Born in Toronto in 1989, Salhia, the youngest of five siblings, grew up under the influence of his mother Saadia’s strict Muslim faith (his dad died during Yoosrie’s first year at Lakehead).
“He was a scrawny little kid. Very shy,” says his oldest brother, Badr. “Then, in about Grade 8, he discovered basketball. Unfortunately, it wasn’t till he was halfway through high school that we realized how good he was. Suddenly, universities were calling from all over North America.”
To this day, the family, an entourage of ever-smiling cheerleaders, attends Yoosrie’s games en masse, often driving hundreds of kilometres on weekends to see him play.
At one point in his adolescence, Salhia spent nearly a year in Egypt. He has been back and forth twice since and like the rest of the family has evolved a keen consciousness regarding political and social rights in the Arab world.
“Ever since I was little,” he says, “I’ve been listening to my mother’s rants about bringing home democracy, about human rights, about narrowing the gulf between the rich and poor in Egypt. So when Arab Spring came along, it was a natural for us. We got behind it.
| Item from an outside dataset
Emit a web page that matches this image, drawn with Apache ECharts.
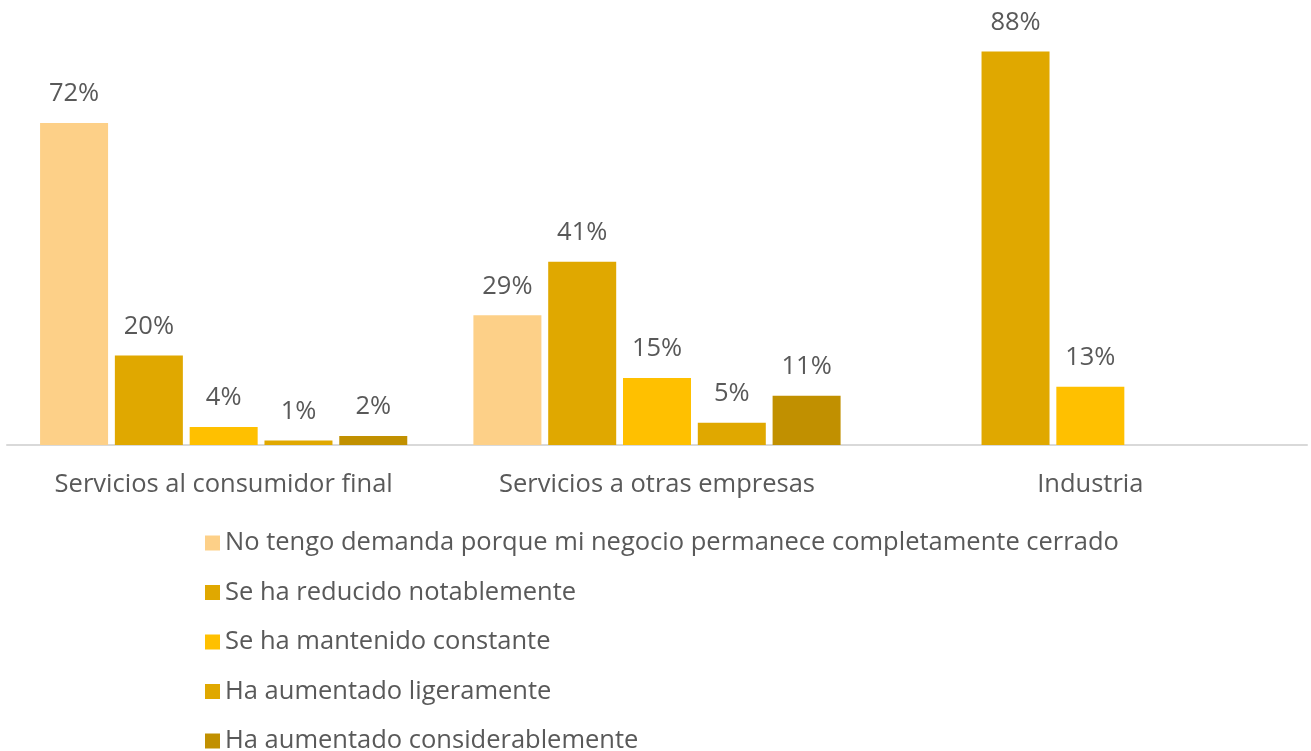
<!DOCTYPE html>
<html>
<head>
<meta charset="utf-8">
<title>Demanda por sector</title>
<script src="https://cdn.jsdelivr.net/npm/echarts@6/dist/echarts.min.js"></script>
<style>
    html, body { margin: 0; padding: 0; background: #fff; }
    #main { width: 1311px; height: 751px; }
</style>
</head>
<body>
<div id="main"></div>
<script>
// categorias
var categorias = ['Servicios al consumidor final', 'Servicios a otras empresas', 'Industria'];

// series (%), null = sin barra
var cerrado = [72, 29, null];
var reducido = [20, 41, 88];
var constante = [4, 15, 13];
var aumLigero = [1, 5, null];
var aumConsid = [2, 11, null];

var nombres = [
    'No tengo demanda porque mi negocio permanece completamente cerrado',
    'Se ha reducido notablemente',
    'Se ha mantenido constante',
    'Ha aumentado ligeramente',
    'Ha aumentado considerablemente'
];
var colores = ['#FDD088', '#E0A800', '#FFC000', '#E0A800', '#C19000'];
var valores = [cerrado, reducido, constante, aumLigero, aumConsid];

var fuente = '"Open Sans", Roboto, sans-serif';
var gris = '#595959';
var tam = 25.5;

var chart = echarts.init(document.getElementById('main'));

var series = [];
for (var i = 0; i < nombres.length; i++) {
    series.push({
        name: nombres[i],
        type: 'bar',
        barWidth: 68,
        barGap: '10%',
        itemStyle: { color: colores[i] },
        label: {
            show: true,
            position: 'top',
            distance: 16,
            fontSize: tam,
            fontFamily: fuente,
            color: gris,
            formatter: function (p) { return p.value + '%'; }
        },
        data: valores[i]
    });
}

var option = {
    animation: false,
    color: colores,
    legend: {
        orient: 'vertical',
        left: 200,
        top: 525,
        height: 400,
        itemWidth: 15,
        itemHeight: 15,
        itemGap: 23.5,
        icon: 'rect',
        textStyle: { fontSize: tam, fontFamily: fuente, color: gris },
        data: nombres
    },
    grid: {
        left: 7,
        right: 4,
        top: -2,
        bottom: 306,
        containLabel: false
    },
    xAxis: {
        type: 'category',
        data: categorias,
        axisLine: { lineStyle: { color: '#D9D9D9', width: 2 } },
        axisTick: { show: false },
        axisLabel: {
            interval: 0,
            hideOverlap: false,
            margin: 27,
            fontSize: tam,
            fontFamily: fuente,
            color: gris
        }
    },
    yAxis: {
        type: 'value',
        min: 0,
        max: 99.5,
        show: false
    },
    series: series
};

chart.setOption(option);
</script>
</body>
</html>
It’s a very important movement if they can keep it going.”
Yoosrie does not drink, observes fasting and prayer during Ramadan, and has worshipped on occasion at the tiny Thunder Bay Masjid, the only mosque between Toronto and Winnipeg.
“I don’t know much about his religion,” says Carter. “What I do know is that he’s a great friend with great depth — a guy you could trust with your life.”
Salhia is legendarily quiet, both socially and in the dressing room.
“But when he tells you to shut up in the room,” says Carter, “everybody shuts up and listens.”
Asked how his ethics and beliefs jibe with his reputation for intimidation and toughness, Salhia submits that he’s flattered if anybody’s intimidated by him on the court. “It’s not something I strive for. Basically, I’m just a rebounder” — a monstrously successful one often overmatched in height by post players towering above him.
Queried on the secret of his success on the boards, he says, “Hard work, a feel for the ball, and an instinct for getting to it.”
Almost as an afterthought, he adds, “If possible, you want to give the guy you’re playing against a good shot just before you both go up for the ball.”
A good shot where?
“If possible in the chest — it gives him something other than the rebound to think about.”
“I guess he’s given a lot of guys a lot to think about over the years,” laughs Hugh Mullally, Lakehead’s sports information director.
“What I really want them to think about,” says Salhia, is that when they’re out there against me, nothing will be easy. Everything will be a battle.”
“He’s down to his last battle this weekend,” says Morrison. “Winning it would be a great way to end a great career.”
“What I want them to think about,” says Salhia, “is everything will be a battle, and that in the end they’re not going to win it.”